Your 1 & 2 seem obvious, that's not actually how it's likely to work out, mathematically, because as I said, most of those "attack abilities" are post-hit (so no benefit, you just lose the damage from the round you cast True Strike instead of attacking) and most of the spells which roll to hit don't gain as much damage, on average, from rolling with Advantage, as you lose from not trying an attack with a cantrip in the previous round. The easier the to-hit roll, the less you gain from True Strike, too.
I think there's probably a point where, when you are attacking a sufficiently high AC (and I think it would have to be unusually high for that level of play), and using a high-damage roll-to-hit spell (one of the nastier Cause Wounds, maybe), where it might make sense, but it's going to be rare. We can do the math on various situations if you like, but I'm going to want participation if I'm going to do math for people.
The partner of True Strike, Blade Ward, is actually useful. It is preemptive healing without a spell slot. In games where a PC is allowed to swap out cantrips, I have taken it at low levels as a bard and then waded into battle when low on spell slots to draw fire from enemies so that their attacks do not take down the fighter, etc...
It falls out of use at higher levels, but it definitely stretched the healing in the party at the lowest levels.

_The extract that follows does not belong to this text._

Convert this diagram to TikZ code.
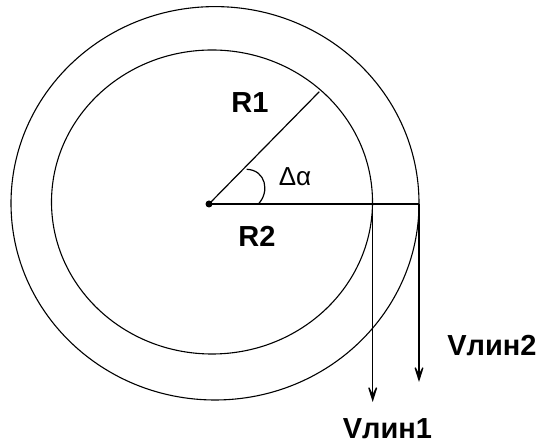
\documentclass[tikz,border=0pt]{standalone}
\usepackage{fontspec}
\setmainfont{Liberation Sans}
\usetikzlibrary{arrows.meta}
\tikzset{
  ring/.style={line width=1.1pt},
  rad/.style={line width=1.2pt},
  vel/.style={-{Stealth[length=22pt,width=14pt,inset=14pt]},line width=1.3pt},
  lbl/.style={font=\fontsize{29}{34}\selectfont\bfseries,inner sep=0pt,anchor=base},
  anglbl/.style={font=\fontsize{26}{30}\selectfont,inner sep=0pt,anchor=base},
  ctr/.style={circle,fill=black,inner sep=0pt,minimum size=7pt},
}
\begin{document}
\begin{tikzpicture}[x=1pt,y=1pt]
  \useasboundingbox (0,0) rectangle (540,446);
  % the two rings
  \draw[ring] (212,244) ellipse [x radius=160.5,y radius=152];
  \draw[ring] (215,242.7) ellipse [x radius=204,y radius=196.7];
  \node[ctr] (o) at (209,242) {};
  \coordinate (r1) at (319.3,354.3);
  \coordinate (p1) at (372.7,242);
  \coordinate (p2) at (419,242);
  \coordinate (v1) at (372.7,44);
  \coordinate (v2) at (419,64);
  \draw[rad] (o.center) -- (r1);
  \draw[rad] (o.center) -- (p2);
  \draw[rad] (258.3,242) .. controls (270,254) and (266,276) .. (246.7,276.7);
  % velocities
  \draw[vel] (p1) -- (v1);
  \draw[vel] (p2) -- (v2);
  \node[lbl] (lr1) at (250,333) {R1};
  \node[lbl] (lr2) at (257,199) {R2};
  \node[anglbl] (lda) at (295,260) {Δα};
  \node[lbl] (lv2) at (492,90) {Vлин2};
  \node[lbl] (lv1) at (387.5,7) {Vлин1};
\end{tikzpicture}
\end{document}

This is only true if your damage is so bad that you can't contribute meaningfully to taking down the enemies, which with most Bards, shouldn't be the case at low levels (though I can concede it may be with some). Still, it's definitely got more potential uses than True Strike, and yes the "I'd rather they tried to hit me and not do much than tried to hit the guy on 5HP when I have no heals left - or just one to save him" is a real thing, potentially.